Artikel 4 — Standaardformulier
Het artikel bevat de belangrijkste elementen van de relevante informatie in het standaardformulier dat dienstverrichters zullen gebruiken om via de openbare interface een detacheringsverklaring in te dienen bij de bevoegde nationale autoriteiten van de lidstaat van ontvangst. Het verleent de Commissie uitvoeringsbevoegdheden om het standaardformulier vast te stellen en voorziet in een procedure voor mogelijke wijzigingen van het standaardformulier.
Artikel 5 — Verwerking en bewaring van persoonsgegevens
In het artikel wordt het doel van de verwerking van persoonsgegevens omschreven, alsmede de gegevenscategorieën en betrokkenen.
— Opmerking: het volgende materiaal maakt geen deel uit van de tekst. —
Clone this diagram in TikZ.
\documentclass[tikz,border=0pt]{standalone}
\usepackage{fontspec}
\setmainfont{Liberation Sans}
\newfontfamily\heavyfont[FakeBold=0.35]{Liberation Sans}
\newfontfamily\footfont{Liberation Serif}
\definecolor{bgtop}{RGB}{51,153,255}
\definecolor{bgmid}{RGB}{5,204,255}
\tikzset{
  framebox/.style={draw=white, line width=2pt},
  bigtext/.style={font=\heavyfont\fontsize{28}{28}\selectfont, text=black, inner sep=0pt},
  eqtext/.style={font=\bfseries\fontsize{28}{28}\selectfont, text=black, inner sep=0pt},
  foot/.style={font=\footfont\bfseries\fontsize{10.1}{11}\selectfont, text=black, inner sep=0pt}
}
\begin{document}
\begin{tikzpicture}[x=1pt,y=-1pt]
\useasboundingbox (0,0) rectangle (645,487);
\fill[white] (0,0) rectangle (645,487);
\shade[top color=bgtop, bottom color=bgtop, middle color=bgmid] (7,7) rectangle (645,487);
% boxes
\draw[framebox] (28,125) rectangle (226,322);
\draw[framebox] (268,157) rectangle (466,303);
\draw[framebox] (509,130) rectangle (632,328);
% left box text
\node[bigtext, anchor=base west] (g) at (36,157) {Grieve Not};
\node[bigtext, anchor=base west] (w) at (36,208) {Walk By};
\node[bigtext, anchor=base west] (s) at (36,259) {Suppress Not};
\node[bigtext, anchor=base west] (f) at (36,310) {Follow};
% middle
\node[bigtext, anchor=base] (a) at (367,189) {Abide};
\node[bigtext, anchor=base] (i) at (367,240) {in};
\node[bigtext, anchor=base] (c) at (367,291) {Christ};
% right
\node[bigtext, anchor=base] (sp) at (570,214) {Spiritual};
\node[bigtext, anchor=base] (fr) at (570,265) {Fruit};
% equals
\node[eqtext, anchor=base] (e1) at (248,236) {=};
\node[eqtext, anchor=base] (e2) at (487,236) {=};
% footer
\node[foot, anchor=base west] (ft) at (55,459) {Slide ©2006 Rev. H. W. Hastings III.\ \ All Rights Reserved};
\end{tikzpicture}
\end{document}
Voorts worden de verantwoordelijkheden verduidelijkt voor de verwerking van persoonsgegevens die via de openbare interface worden ingediend.
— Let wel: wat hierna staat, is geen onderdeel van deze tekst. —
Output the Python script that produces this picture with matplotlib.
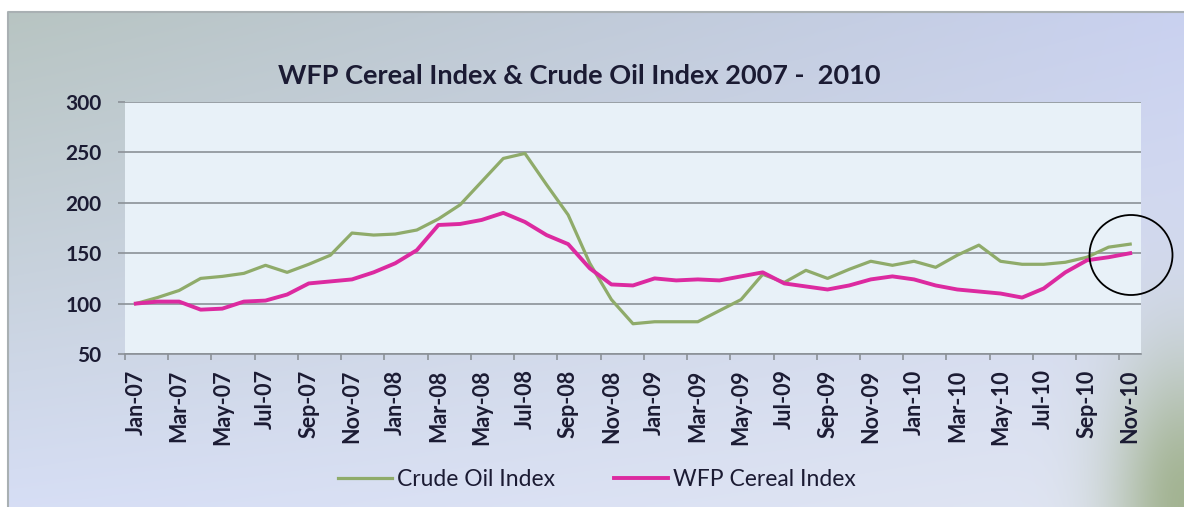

Artikel 6 — Verwerking van ingediende informatie via het IMI
In dit artikel wordt beschreven hoe de administratieve samenwerking tussen de bevoegde autoriteiten van de lidstaten kan worden vergemakkelijkt en hoe verzoeken om wederzijdse bijstand kunnen worden vereenvoudigd, en dat de informatie die in detacheringsverklaringen wordt verstrekt, rechtstreeks in het IMI beschikbaar moet worden gesteld voor de bevoegde nationale autoriteiten van de lidstaten van ontvangst.
Artikel 7 — Wijziging van Verordening (EU) nr. 1024/2012
Het artikel bevat een lijst van de handelingen van de Unie die het gebruik van het IMI omvatten voor administratieve samenwerking tussen de bevoegde autoriteiten van de lidstaten, zoals vermeld in de bijlage bij de IMI-verordening, overeenkomstig artikel 3, lid 1, van de IMI-verordening.
Artikel 8 — Comitéprocedure
In dit artikel wordt de comitéprocedure vastgesteld die moet worden gevolgd voor het opstellen van het standaardformulier.
Artikel 9 — Evaluatie
In dit artikel wordt de Commissie opgedragen de verordening vijf jaar na de inwerkingtreding ervan te evalueren en verslag uit te brengen over de ervaring die is opgedaan met de toepassing ervan en over de verwezenlijking van de doelstellingen ervan.